Studio 360 Challenge: Redesign Valentine’s Day

Bryony and Armin were invited by Studio 360 — the beloved Public Radio International show hosted by Kurt Andersen — to tackle a rather interesting problem: Redesigning Valentine’s Day, everything from the hearts, to the roses, to the chocolates, to the expensive dinners, to Cupid. Everything we know about Valentine’s was due for a new approach.

See the results here. (And here’s a page where anyone can download the icon.)

10 Comments leave a comment below

  1. I like the icon and color choices. But I’m not sold on the Carebear puppy, or the elimination of flowers. I’m glad they let chocolate stay, though! I think I’ll make a couple cards with the icon for friends since I’m without an actual valentine this year :)

  2. I’m sorry but to me this represents two guys fighting over a woman. A pair of crossed phallic objects.

  3. Interesting process. Unfortunately that icon looks like swords to me – or even the Meissen porcelain logo : http://bit.ly/9tGVE1

  4. reminds me of the xbox 360 logo. anyone else?

  5. Look’s like two noses touching each other.
    I see two persons in a middle of a kiss. And as the noses are the same, it’s a “gender free” illustration : could be two men, two women or a man and a woman. Nice.

  6. I don’t see a heart at all, or anything that brings to mind love (whether it’s romantic or not). I see a bodice on a dress or blouse, or the profile of two nipples touching. If I recall correctly, the shape of the traditional heart is based on sexual human anatomy (breasts, buttocks, scrotum).

  7. The cupid choices are not very subtle or appropriate. If you think about the symbolism of the current cupid — he’s a baby flying around in heaven waiting for a chance to come to earth. He’s trying to inspire two people to fall in love so they can make a baby. It goes way back to Greek and Roman religious beliefs. It’s religious, it’s become gender specific (was it gender specific in ancient Greece and Rome?).

    A worm, a dog or a CVO don’t fit today’s romantic concerns (I wouldn’t want my boss involved in my romantic life or a dog for that matter). Heartworm is a disease that kills many dogs each year, so not a good choice for conveying love. I’m not sure the puppy works either. His pose brings to mind a male that’s ready to do his sexual deed. At least cupid is a little more subtle. The new heart icon can be used like a greater than/less than symbol. Interesting metaphor. But the same thing can be done with the current symbol.

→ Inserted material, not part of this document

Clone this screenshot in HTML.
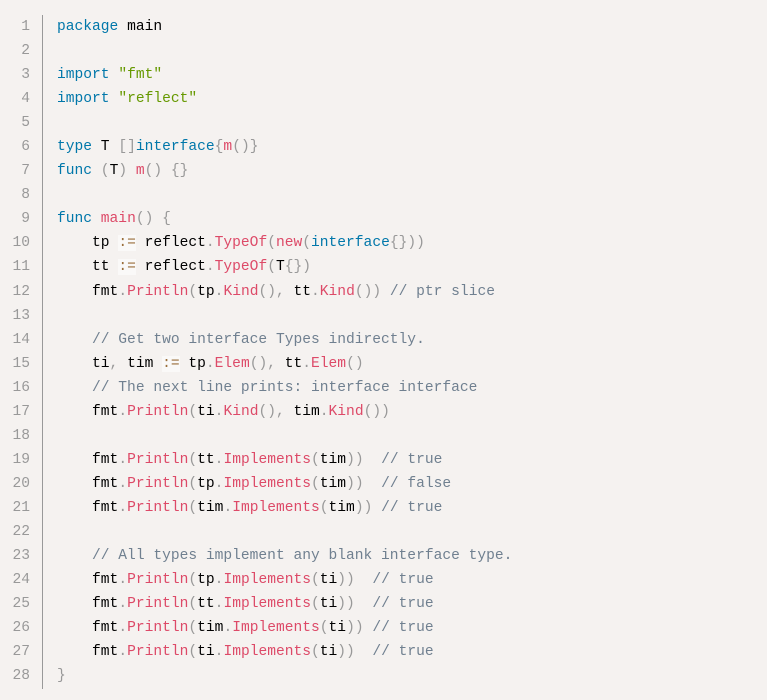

    I celebrate Valentine’s whether or not I’m romatically involved, so until something better arrives I’ll stick with what has been defined here as annoying, obnoxious, and stressful. For me they don’t convey those ideas they communicate love and friendship. The designs presented here don’t speak love or friendship to me.

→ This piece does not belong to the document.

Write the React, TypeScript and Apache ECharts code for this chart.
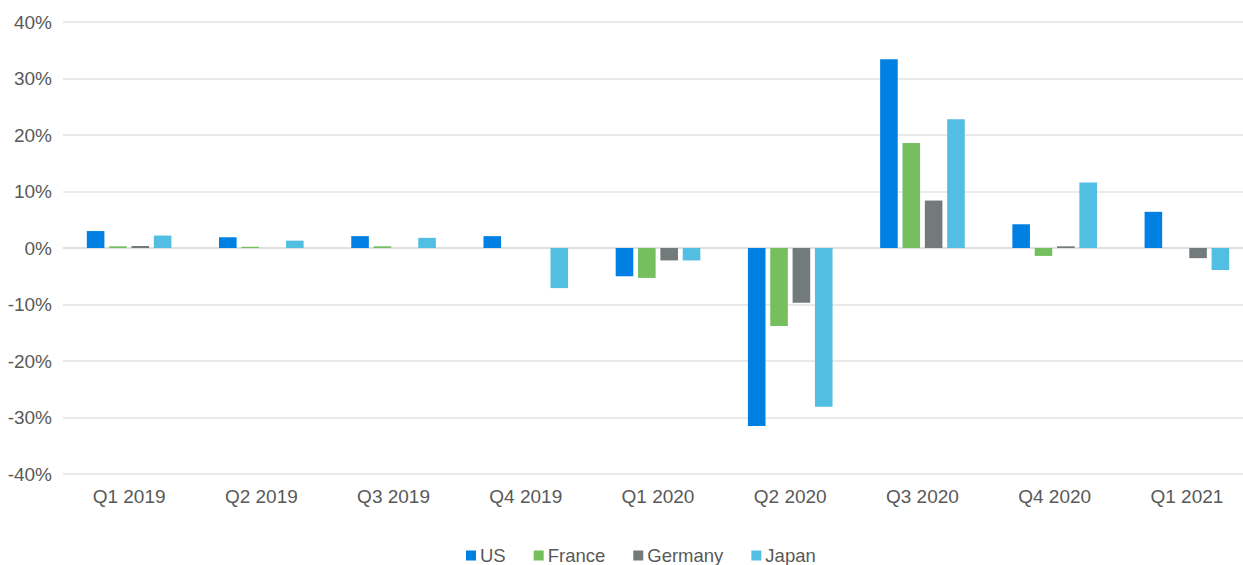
import React, { useEffect, useRef } from "react";
import * as echarts from "echarts";

const categories = ["Q1 2019", "Q2 2019", "Q3 2019", "Q4 2019", "Q1 2020", "Q2 2020", "Q3 2020", "Q4 2020", "Q1 2021"];
const usValues = [3.0, 1.9, 2.1, 2.1, -5.0, -31.5, 33.4, 4.2, 6.4];
const franceValues = [0.3, 0.2, 0.3, 0, -5.3, -13.8, 18.6, -1.4, 0];
const germanyValues = [0.35, 0, 0, 0, -2.2, -9.7, 8.4, 0.3, -1.8];
const japanValues = [2.2, 1.3, 1.8, -7.1, -2.2, -28.1, 22.8, 11.6, -3.9];
const seriesNames = ["US", "France", "Germany", "Japan"];
const seriesColors = ["#0080e3", "#75bf5f", "#727a7c", "#52bee1"];

export default function App() {
  const ref = useRef<HTMLDivElement>(null);
  useEffect(() => {
    document.body.style.margin = "0";
    if (!ref.current) return;
    const chart = echarts.init(ref.current, undefined, { renderer: "svg" });
    const values = [usValues, franceValues, germanyValues, japanValues];
    const textColor = "#595959";
    const font = "Arial, 'Liberation Sans', sans-serif";
    chart.setOption({
      animation: false,
      backgroundColor: "#ffffff",
      grid: { left: 63, right: 0, top: 22, bottom: 91, containLabel: false },
      legend: {
        data: seriesNames,
        left: 466,
        top: 546,
        padding: 0,
        itemWidth: 10,
        itemHeight: 10,
        itemGap: 28,
        icon: "rect",
        textStyle: { color: textColor, fontSize: 18.5, fontFamily: font, lineHeight: 18, padding: [0, 0, 0, -1] },
      },
      xAxis: {
        type: "category",
        data: categories,
        axisLine: { show: false },
        axisTick: { show: false },
        axisLabel: { color: textColor, fontSize: 19, fontFamily: font, margin: 13 },
      },
      yAxis: {
        type: "value",
        min: -40,
        max: 40,
        interval: 10,
        axisLine: { show: false },
        axisTick: { show: false },
        axisLabel: { color: textColor, fontSize: 19, fontFamily: font, margin: 11, formatter: "{value}%" },
        splitLine: {
          lineStyle: {
            color: ["#e3e3e3", "#e3e3e3", "#e3e3e3", "#e3e3e3", "#d4d4d4", "#e3e3e3", "#e3e3e3", "#e3e3e3", "#e3e3e3"],
            width: 1.5,
          },
        },
      },
      series: seriesNames.map((name, i) => ({
        name,
        type: "bar",
        data: values[i],
        barGap: "27%",
        barCategoryGap: "36%",
        itemStyle: { color: seriesColors[i] },
      })),
    });
    return () => chart.dispose();
  }, []);
  return (
    <div style={{ width: 1243, height: 565, overflow: "hidden", position: "relative" }}>
      <div ref={ref} style={{ width: 1253, height: 565 }} />
    </div>
  );
}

  8. Heart is a symbol itself. It is a symbol of love and therefore it is a symbol of valentines day. It is recognized, it has nothing to do with our internal organs. I like the new color schemes but the new symbol is missed. The “symmetries” they derive the X lines from do not exist.

  9. the old icon wasn’t broken; its replacement, however, is. And horribly so.

    Under Consideration is usually terrific, but that article was really sad. Are we going to replace the Christmas tree as a symbol of Christmas next? Or the menorah?

    WHY? “Stop him before he designs again,” a favorite bit of design criticism; and so appropriate.

  10. Hi, do you know
    http://www.meissen.com/

    Meissener Porzellan is very famous in Germany and becomes 300 years in 2010. The sign remembered me to their logo.